Histioteuthis heteropsis is the scientific name for the cockeyed squid which is also known as the "strawberry" squid due to its uncanny resemblance to the fruit.
Experiments have been conducted on this strange-looking creature and reveal why the creature has mismatched eyes.
During the research, nearly 150 sightings from under the sea were captured on video by biologist Kate Thomas, a fellow student at the Monterey Bay Aquarium Research Institute (MBARI). These videos showed the squids moving around in the water and also provide deep insight into why they have lopsided eyes.
The researchers have deduced that the larger eyes are mainly suited for gazing upwards, looking for silhouettes of other little or big sea inmates.

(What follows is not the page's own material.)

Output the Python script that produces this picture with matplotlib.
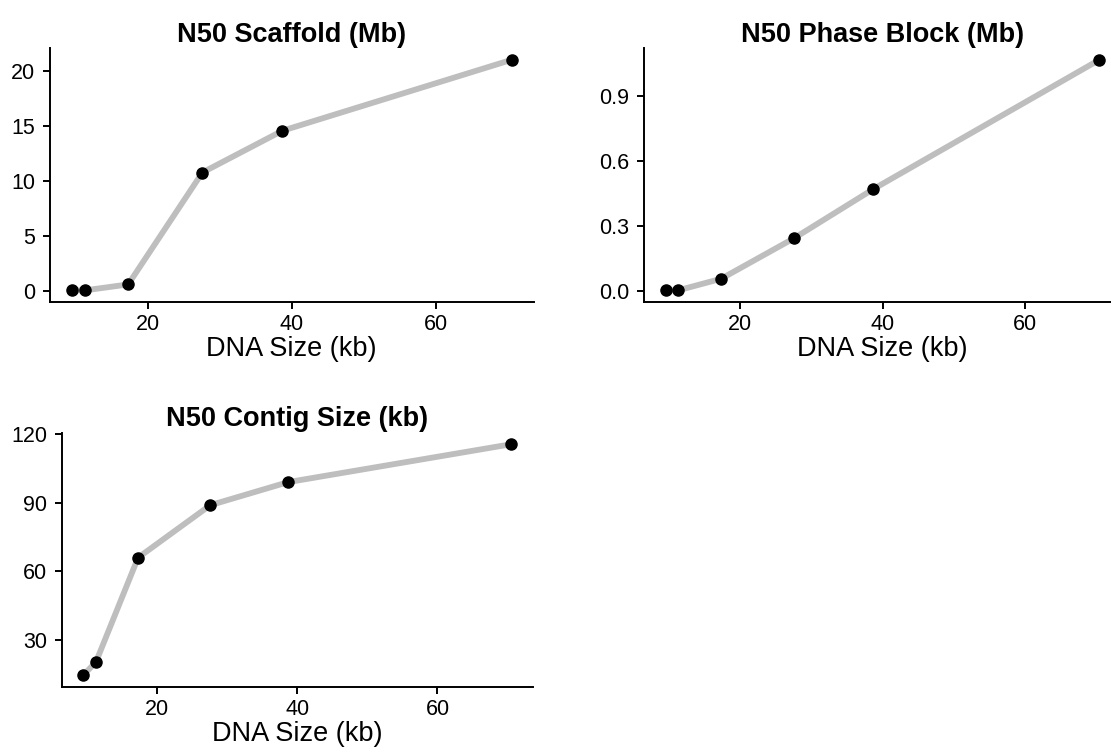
import matplotlib
matplotlib.use("Agg")
import matplotlib.pyplot as plt
from matplotlib.ticker import FormatStrFormatter

plt.rcParams["font.family"] = ["Liberation Sans", "DejaVu Sans"]

# DNA fragment size (kb) and assembly metrics
dna_size = [9.5, 11.3, 17.3, 27.6, 38.7, 70.5]
n50_scaffold = [0.02, 0.03, 0.57, 10.75, 14.55, 21.0]
n50_phase = [0.001, 0.002, 0.055, 0.243, 0.469, 1.066]
n50_contig = [14.4, 20.2, 65.9, 88.9, 99.0, 115.6]

titles = ["N50 Scaffold (Mb)", "N50 Phase Block (Mb)", "N50 Contig Size (kb)"]
yticks = [[0, 5, 10, 15, 20], [0.0, 0.3, 0.6, 0.9], [30, 60, 90, 120]]
xticks = [20, 40, 60]

W, H = 1111, 756
# axes boxes in pixels: left, top, right, bottom
boxes = [(50, 48.3, 533.5, 302), (644, 48.3, 1121, 302), (62, 432.7, 532.5, 686.7)]


def panel(fig, box, y, title, ticks, fmt=None):
    l, t, r, b = box
    ax = fig.add_axes([l / W, (H - b) / H, (r - l) / W, (b - t) / H])
    ax.plot(dna_size, y, color="#bebebe", lw=4.2, solid_capstyle="butt", zorder=2)
    ax.plot(dna_size, y, "o", color="black", ms=8, zorder=3)
    ax.margins(0.05)
    ax.set_xticks(xticks)
    ax.set_yticks(ticks)
    if fmt:
        ax.yaxis.set_major_formatter(FormatStrFormatter(fmt))
    for s in ["top", "right"]:
        ax.spines[s].set_visible(False)
    for s in ["left", "bottom"]:
        ax.spines[s].set_linewidth(1.4)
    ax.tick_params(axis="both", length=4.7, width=1.4, labelsize=15.5, colors="black")
    ax.tick_params(axis="x", pad=3.8)
    ax.tick_params(axis="y", pad=5.8)
    ax.set_xlabel("DNA Size (kb)", fontsize=19.5, labelpad=1)
    ax.set_title(title, fontsize=19.5, fontweight="bold", pad=4.5)
    return ax


fig = plt.figure(figsize=(W / 100, H / 100), dpi=100)
panel(fig, boxes[0], n50_scaffold, titles[0], yticks[0])
panel(fig, boxes[1], n50_phase, titles[1], yticks[1], "%.1f")
panel(fig, boxes[2], n50_contig, titles[2], yticks[2])

fig.savefig("out.png", dpi=100)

The smaller eye, on the other hand, are for gazing downwards, which assists the squid to scan the deep dark waters for "flashes of bioluminescence."
This squid specie is usually found in the "twilight zone" or mesopelagic zone, which is around 200 to 1000 meters below the water's surface.
Thomas's videos recorded more than 150 sightings of Histioteuthis heteropsis and around nine sightings of Stigmatoteuthis dofleini, the smaller version of Histioteuthis heteropsis.
She noted that since the squids move in a vertical direction, they usually appear upside down to the humans with the big eyes constantly looking upwards and the smaller one looking down.
The larger eye angled upwards is the one which picks up the silhouette of objects against the sun's light that penetrates the water's surface. Thomas believes that this is why the upper eye is larger, because it needs to properly detect the light and the shadows.
The lower eyes though are angled in such a way that there is no possibility of seeing shadows and silhouettes. This lower eye is mainly associated with detecting bioluminescence.
"And once it is looking for bioluminescence, it doesn't really need to be particularly big, so it can actually shrivel up a little bit over generations," explains Thomas on why the lower eye is smaller.
The study has provided some surprising leads into how evolution has managed to create the perfect creature for such an inhospitable region deep below the surface of the ocean. The cockeyed squid seems to employ just the kind of resources that it needs and nothing more.
"You want eyes just big enough to do what you need to do, but you don't want to have any bigger eyes because then you are just wasting resources," stated Thomas.
The results from the MBARI research have been published in the journal Philosophical Transactions B.